◆ DIRECTIONS FOR THIS TASK ◆
Print the listing as it stands, omitting all images.

— BEGIN GIVEN MATERIAL —

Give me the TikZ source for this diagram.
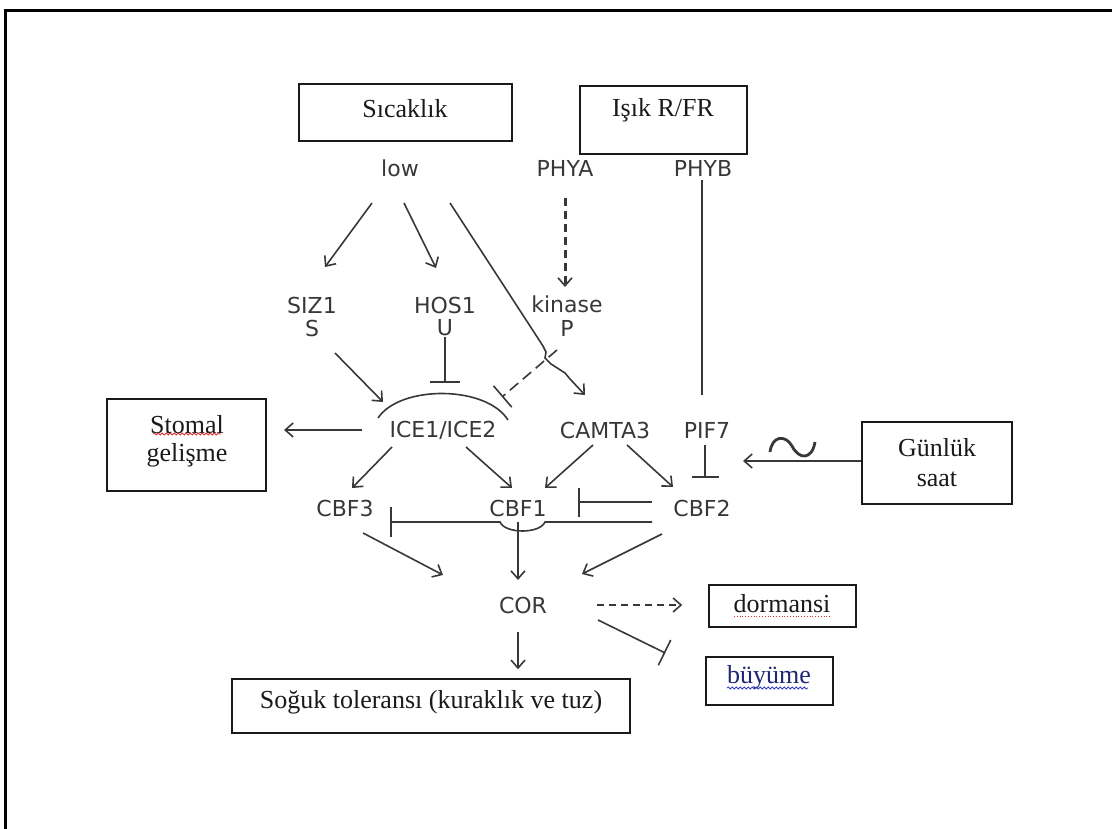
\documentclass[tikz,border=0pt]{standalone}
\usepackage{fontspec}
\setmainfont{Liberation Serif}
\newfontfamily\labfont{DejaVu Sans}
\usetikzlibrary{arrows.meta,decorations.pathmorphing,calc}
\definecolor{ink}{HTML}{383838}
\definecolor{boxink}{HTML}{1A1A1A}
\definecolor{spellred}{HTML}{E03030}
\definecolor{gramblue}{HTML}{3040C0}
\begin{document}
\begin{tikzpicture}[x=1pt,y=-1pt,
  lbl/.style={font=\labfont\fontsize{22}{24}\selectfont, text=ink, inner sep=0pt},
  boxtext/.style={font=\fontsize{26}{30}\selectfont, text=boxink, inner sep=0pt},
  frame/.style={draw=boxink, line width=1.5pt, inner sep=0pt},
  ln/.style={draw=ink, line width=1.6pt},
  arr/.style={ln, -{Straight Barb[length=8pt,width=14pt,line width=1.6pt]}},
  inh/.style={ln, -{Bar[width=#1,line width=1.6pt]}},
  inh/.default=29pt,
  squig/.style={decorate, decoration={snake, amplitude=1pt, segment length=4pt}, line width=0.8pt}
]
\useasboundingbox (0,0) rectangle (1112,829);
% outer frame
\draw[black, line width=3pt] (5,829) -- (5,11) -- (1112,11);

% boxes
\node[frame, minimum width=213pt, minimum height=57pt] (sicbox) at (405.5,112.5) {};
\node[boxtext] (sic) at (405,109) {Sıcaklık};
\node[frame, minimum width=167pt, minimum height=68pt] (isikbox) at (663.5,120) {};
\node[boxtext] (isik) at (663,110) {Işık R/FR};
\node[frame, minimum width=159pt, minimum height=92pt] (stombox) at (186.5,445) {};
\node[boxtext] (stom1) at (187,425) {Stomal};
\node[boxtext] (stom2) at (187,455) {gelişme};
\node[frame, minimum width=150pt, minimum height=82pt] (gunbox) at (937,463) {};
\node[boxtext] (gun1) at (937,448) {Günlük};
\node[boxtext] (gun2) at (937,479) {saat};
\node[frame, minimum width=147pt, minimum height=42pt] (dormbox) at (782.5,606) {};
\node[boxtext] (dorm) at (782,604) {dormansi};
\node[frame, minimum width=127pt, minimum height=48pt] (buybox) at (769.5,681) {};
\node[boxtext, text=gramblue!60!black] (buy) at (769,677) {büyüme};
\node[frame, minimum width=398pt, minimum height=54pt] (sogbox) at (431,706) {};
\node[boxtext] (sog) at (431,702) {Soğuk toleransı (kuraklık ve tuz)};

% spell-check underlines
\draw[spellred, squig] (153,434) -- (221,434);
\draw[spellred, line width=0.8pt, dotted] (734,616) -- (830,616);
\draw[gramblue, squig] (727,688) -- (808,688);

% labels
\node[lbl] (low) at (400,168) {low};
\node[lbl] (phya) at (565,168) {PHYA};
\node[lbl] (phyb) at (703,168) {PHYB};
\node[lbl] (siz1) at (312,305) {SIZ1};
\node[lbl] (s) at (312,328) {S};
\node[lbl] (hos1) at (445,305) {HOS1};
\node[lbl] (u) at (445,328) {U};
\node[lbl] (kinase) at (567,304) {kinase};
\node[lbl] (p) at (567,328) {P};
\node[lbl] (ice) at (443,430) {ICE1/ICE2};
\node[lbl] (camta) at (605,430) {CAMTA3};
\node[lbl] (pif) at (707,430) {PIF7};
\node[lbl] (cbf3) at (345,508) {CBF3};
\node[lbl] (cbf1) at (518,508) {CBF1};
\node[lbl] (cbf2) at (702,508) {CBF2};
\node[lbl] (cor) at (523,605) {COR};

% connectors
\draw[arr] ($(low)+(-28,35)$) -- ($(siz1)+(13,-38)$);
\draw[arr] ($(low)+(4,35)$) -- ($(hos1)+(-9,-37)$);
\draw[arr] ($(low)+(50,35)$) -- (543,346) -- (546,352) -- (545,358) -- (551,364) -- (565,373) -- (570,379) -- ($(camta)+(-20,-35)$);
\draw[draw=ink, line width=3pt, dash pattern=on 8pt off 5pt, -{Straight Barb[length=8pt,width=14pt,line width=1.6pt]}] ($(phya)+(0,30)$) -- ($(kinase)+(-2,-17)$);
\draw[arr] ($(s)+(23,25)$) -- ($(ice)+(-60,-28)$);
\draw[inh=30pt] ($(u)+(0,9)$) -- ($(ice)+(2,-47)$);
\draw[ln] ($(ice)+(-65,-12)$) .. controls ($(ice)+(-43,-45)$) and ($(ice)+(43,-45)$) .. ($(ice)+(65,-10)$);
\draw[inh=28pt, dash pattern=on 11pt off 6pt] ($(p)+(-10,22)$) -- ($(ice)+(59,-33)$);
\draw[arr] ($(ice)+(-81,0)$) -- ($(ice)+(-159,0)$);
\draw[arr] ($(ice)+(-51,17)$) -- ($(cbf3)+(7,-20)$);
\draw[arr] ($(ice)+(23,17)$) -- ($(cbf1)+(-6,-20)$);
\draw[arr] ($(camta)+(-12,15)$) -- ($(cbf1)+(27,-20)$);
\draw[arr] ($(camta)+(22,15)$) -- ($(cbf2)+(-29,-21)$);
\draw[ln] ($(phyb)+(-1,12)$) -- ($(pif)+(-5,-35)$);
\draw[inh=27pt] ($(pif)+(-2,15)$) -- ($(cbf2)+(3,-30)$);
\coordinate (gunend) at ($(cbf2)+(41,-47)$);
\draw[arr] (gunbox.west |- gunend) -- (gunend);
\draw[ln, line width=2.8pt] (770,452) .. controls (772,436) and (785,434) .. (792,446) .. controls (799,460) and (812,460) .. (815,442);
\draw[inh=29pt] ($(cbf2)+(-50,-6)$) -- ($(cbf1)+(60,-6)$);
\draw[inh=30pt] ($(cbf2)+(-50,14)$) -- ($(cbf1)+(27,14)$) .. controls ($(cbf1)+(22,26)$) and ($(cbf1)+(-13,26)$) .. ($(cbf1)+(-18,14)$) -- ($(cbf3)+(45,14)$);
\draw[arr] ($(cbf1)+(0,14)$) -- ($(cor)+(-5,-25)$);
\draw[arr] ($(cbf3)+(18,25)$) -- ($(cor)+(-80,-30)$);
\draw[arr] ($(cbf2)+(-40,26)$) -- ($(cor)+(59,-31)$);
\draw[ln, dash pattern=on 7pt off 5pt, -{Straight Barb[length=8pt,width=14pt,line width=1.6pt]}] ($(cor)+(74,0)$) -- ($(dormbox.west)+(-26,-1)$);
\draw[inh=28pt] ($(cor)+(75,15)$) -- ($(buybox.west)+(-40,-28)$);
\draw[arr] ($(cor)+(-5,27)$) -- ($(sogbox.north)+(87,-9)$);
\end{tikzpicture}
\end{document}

— END GIVEN MATERIAL —

◆ TASK SOLUTION ◆
Give me the TikZ source for this diagram.
\documentclass[tikz,border=0pt]{standalone}
\usepackage{fontspec}
\setmainfont{Liberation Serif}
\newfontfamily\labfont{DejaVu Sans}
\usetikzlibrary{arrows.meta,decorations.pathmorphing,calc}
\definecolor{ink}{HTML}{383838}
\definecolor{boxink}{HTML}{1A1A1A}
\definecolor{spellred}{HTML}{E03030}
\definecolor{gramblue}{HTML}{3040C0}
\begin{document}
\begin{tikzpicture}[x=1pt,y=-1pt,
  lbl/.style={font=\labfont\fontsize{22}{24}\selectfont, text=ink, inner sep=0pt},
  boxtext/.style={font=\fontsize{26}{30}\selectfont, text=boxink, inner sep=0pt},
  frame/.style={draw=boxink, line width=1.5pt, inner sep=0pt},
  ln/.style={draw=ink, line width=1.6pt},
  arr/.style={ln, -{Straight Barb[length=8pt,width=14pt,line width=1.6pt]}},
  inh/.style={ln, -{Bar[width=#1,line width=1.6pt]}},
  inh/.default=29pt,
  squig/.style={decorate, decoration={snake, amplitude=1pt, segment length=4pt}, line width=0.8pt}
]
\useasboundingbox (0,0) rectangle (1112,829);
% outer frame
\draw[black, line width=3pt] (5,829) -- (5,11) -- (1112,11);

% boxes
\node[frame, minimum width=213pt, minimum height=57pt] (sicbox) at (405.5,112.5) {};
\node[boxtext] (sic) at (405,109) {Sıcaklık};
\node[frame, minimum width=167pt, minimum height=68pt] (isikbox) at (663.5,120) {};
\node[boxtext] (isik) at (663,110) {Işık R/FR};
\node[frame, minimum width=159pt, minimum height=92pt] (stombox) at (186.5,445) {};
\node[boxtext] (stom1) at (187,425) {Stomal};
\node[boxtext] (stom2) at (187,455) {gelişme};
\node[frame, minimum width=150pt, minimum height=82pt] (gunbox) at (937,463) {};
\node[boxtext] (gun1) at (937,448) {Günlük};
\node[boxtext] (gun2) at (937,479) {saat};
\node[frame, minimum width=147pt, minimum height=42pt] (dormbox) at (782.5,606) {};
\node[boxtext] (dorm) at (782,604) {dormansi};
\node[frame, minimum width=127pt, minimum height=48pt] (buybox) at (769.5,681) {};
\node[boxtext, text=gramblue!60!black] (buy) at (769,677) {büyüme};
\node[frame, minimum width=398pt, minimum height=54pt] (sogbox) at (431,706) {};
\node[boxtext] (sog) at (431,702) {Soğuk toleransı (kuraklık ve tuz)};

% spell-check underlines
\draw[spellred, squig] (153,434) -- (221,434);
\draw[spellred, line width=0.8pt, dotted] (734,616) -- (830,616);
\draw[gramblue, squig] (727,688) -- (808,688);

% labels
\node[lbl] (low) at (400,168) {low};
\node[lbl] (phya) at (565,168) {PHYA};
\node[lbl] (phyb) at (703,168) {PHYB};
\node[lbl] (siz1) at (312,305) {SIZ1};
\node[lbl] (s) at (312,328) {S};
\node[lbl] (hos1) at (445,305) {HOS1};
\node[lbl] (u) at (445,328) {U};
\node[lbl] (kinase) at (567,304) {kinase};
\node[lbl] (p) at (567,328) {P};
\node[lbl] (ice) at (443,430) {ICE1/ICE2};
\node[lbl] (camta) at (605,430) {CAMTA3};
\node[lbl] (pif) at (707,430) {PIF7};
\node[lbl] (cbf3) at (345,508) {CBF3};
\node[lbl] (cbf1) at (518,508) {CBF1};
\node[lbl] (cbf2) at (702,508) {CBF2};
\node[lbl] (cor) at (523,605) {COR};

% connectors
\draw[arr] ($(low)+(-28,35)$) -- ($(siz1)+(13,-38)$);
\draw[arr] ($(low)+(4,35)$) -- ($(hos1)+(-9,-37)$);
\draw[arr] ($(low)+(50,35)$) -- (543,346) -- (546,352) -- (545,358) -- (551,364) -- (565,373) -- (570,379) -- ($(camta)+(-20,-35)$);
\draw[draw=ink, line width=3pt, dash pattern=on 8pt off 5pt, -{Straight Barb[length=8pt,width=14pt,line width=1.6pt]}] ($(phya)+(0,30)$) -- ($(kinase)+(-2,-17)$);
\draw[arr] ($(s)+(23,25)$) -- ($(ice)+(-60,-28)$);
\draw[inh=30pt] ($(u)+(0,9)$) -- ($(ice)+(2,-47)$);
\draw[ln] ($(ice)+(-65,-12)$) .. controls ($(ice)+(-43,-45)$) and ($(ice)+(43,-45)$) .. ($(ice)+(65,-10)$);
\draw[inh=28pt, dash pattern=on 11pt off 6pt] ($(p)+(-10,22)$) -- ($(ice)+(59,-33)$);
\draw[arr] ($(ice)+(-81,0)$) -- ($(ice)+(-159,0)$);
\draw[arr] ($(ice)+(-51,17)$) -- ($(cbf3)+(7,-20)$);
\draw[arr] ($(ice)+(23,17)$) -- ($(cbf1)+(-6,-20)$);
\draw[arr] ($(camta)+(-12,15)$) -- ($(cbf1)+(27,-20)$);
\draw[arr] ($(camta)+(22,15)$) -- ($(cbf2)+(-29,-21)$);
\draw[ln] ($(phyb)+(-1,12)$) -- ($(pif)+(-5,-35)$);
\draw[inh=27pt] ($(pif)+(-2,15)$) -- ($(cbf2)+(3,-30)$);
\coordinate (gunend) at ($(cbf2)+(41,-47)$);
\draw[arr] (gunbox.west |- gunend) -- (gunend);
\draw[ln, line width=2.8pt] (770,452) .. controls (772,436) and (785,434) .. (792,446) .. controls (799,460) and (812,460) .. (815,442);
\draw[inh=29pt] ($(cbf2)+(-50,-6)$) -- ($(cbf1)+(60,-6)$);
\draw[inh=30pt] ($(cbf2)+(-50,14)$) -- ($(cbf1)+(27,14)$) .. controls ($(cbf1)+(22,26)$) and ($(cbf1)+(-13,26)$) .. ($(cbf1)+(-18,14)$) -- ($(cbf3)+(45,14)$);
\draw[arr] ($(cbf1)+(0,14)$) -- ($(cor)+(-5,-25)$);
\draw[arr] ($(cbf3)+(18,25)$) -- ($(cor)+(-80,-30)$);
\draw[arr] ($(cbf2)+(-40,26)$) -- ($(cor)+(59,-31)$);
\draw[ln, dash pattern=on 7pt off 5pt, -{Straight Barb[length=8pt,width=14pt,line width=1.6pt]}] ($(cor)+(74,0)$) -- ($(dormbox.west)+(-26,-1)$);
\draw[inh=28pt] ($(cor)+(75,15)$) -- ($(buybox.west)+(-40,-28)$);
\draw[arr] ($(cor)+(-5,27)$) -- ($(sogbox.north)+(87,-9)$);
\end{tikzpicture}
\end{document}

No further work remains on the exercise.